Тогда я наслаждалась там жизнью. Старшие тоже были очень довольны. Со мной было двое старших – четырнадцатилетний брат и тринадцати- или двенадцатилетняя сестра. Мама в изумлении читает эту телеграмму и обращается к сыну (впоследствии он стал академиком архитектуры, ученым с мировым именем – Селим Хан-Магомедов). Она всегда с ним советовалась, он был большой умница. «Селим, – говорит, – что будем делать? Ну, куда ехать, посмотри, тут младшей так хорошо! Будем ждать от папы письма с подробностями». Остались.
Конечно, подробностей мы не дождались. А дождались того, что в ночь с 21‐го на 22‐е раздались взрывы. Мы были на втором этаже отеля (он до сих стоит пор в Евпатории под названием «Крым»). Спустились вниз, в вестибюль. И с этой ночи я помню совершенно всё до мельчайших подробностей.
Значит, спустились вниз. Все в полном изумлении. Никто не понимает, в чем дело. Мама опять обращается к старшему сыну: «Как ты думаешь, что это?» И я хорошо помню, как брат отвечает: «Мама, это маневры». А я дергаю маму за юбку: «Мама, мама, вот говорят, что тетя в обмороке, а вот же она лежит здесь в кресле!» С закрытыми глазами, с раскинутыми руками, в кресле лежит женщина. И все говорят – она в обмороке. Я говорю: «А где этот обморок? Она же в кресле лежит!» Слова «обморок» я еще не знаю.
Так проходит вся эта ночь. Бухают взрывы. (Я как сейчас их слышу – как будто это сегодня происходит). Никто ничего не понимает. И только на другой день мы узнаем: началась война. Это бомбили Севастополь.
Откуда взялась папина телеграмма? Утром, 14 июня, отец, как всегда, подошел к газетному стенду. Он получал газеты, а когда был вне дома, читал их на улице – везде были стенды со свежими газетами. В газете было заявление ТАСС, – есть мнение, что его сам Сталин писал, – и там было ясно сказано: не поддавайтесь панике, у нас пакт с Германией, все нормально, это просто у них маневры на границе, не придавайте этому значения, отдыхайте спокойно. И я знаю, что тетя нашего близкого друга Жени Тодеса тогда спокойно уехала с дочерью отдыхать в Пятигорск. Еврейка. Больше ее никто не видел. Пятигорск был одним из первых мест, где появились газовые камеры.
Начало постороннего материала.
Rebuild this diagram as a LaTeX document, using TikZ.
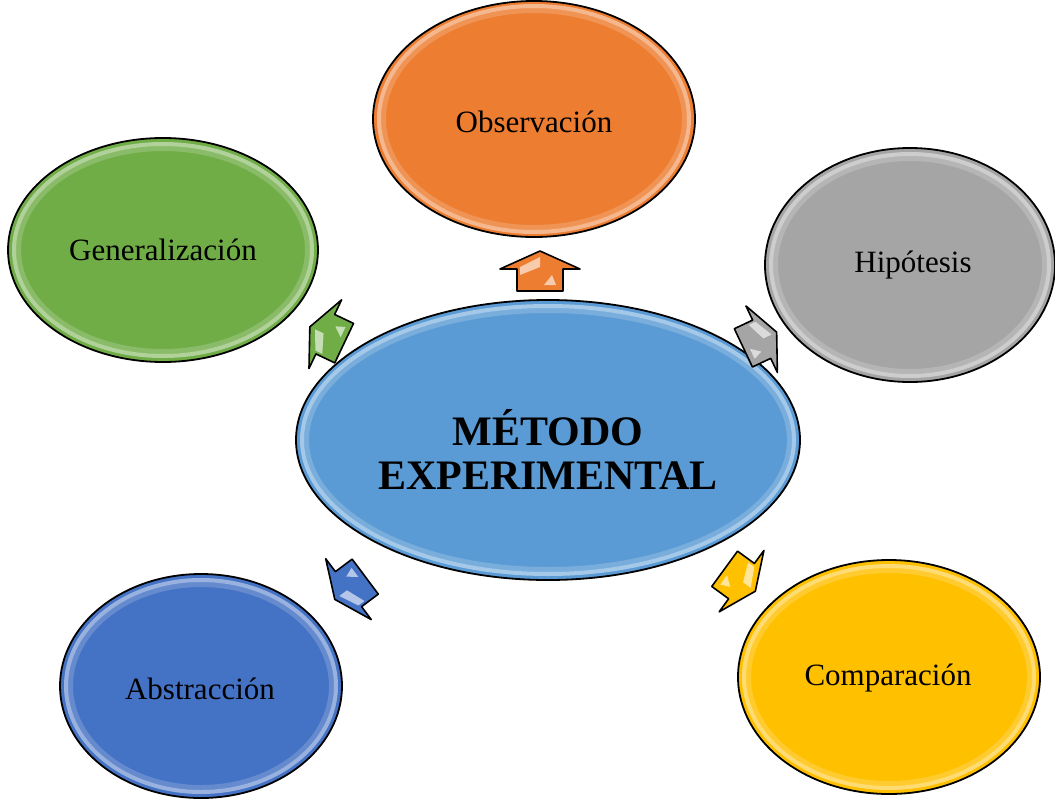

Но самое интересное – поведение моего отца. В 19 лет, в 1920 году, он вступил в партию. Он тогда был командиром партизанского отряда в Дагестане. С тех пор верил социалистическим идеям, верил в то, что он работает на нужное дело, и совершенно доверял Сталину, не сомневался в нем. О его реакции на заявление ТАСС я не успела его расспросить, восстановила ее сама.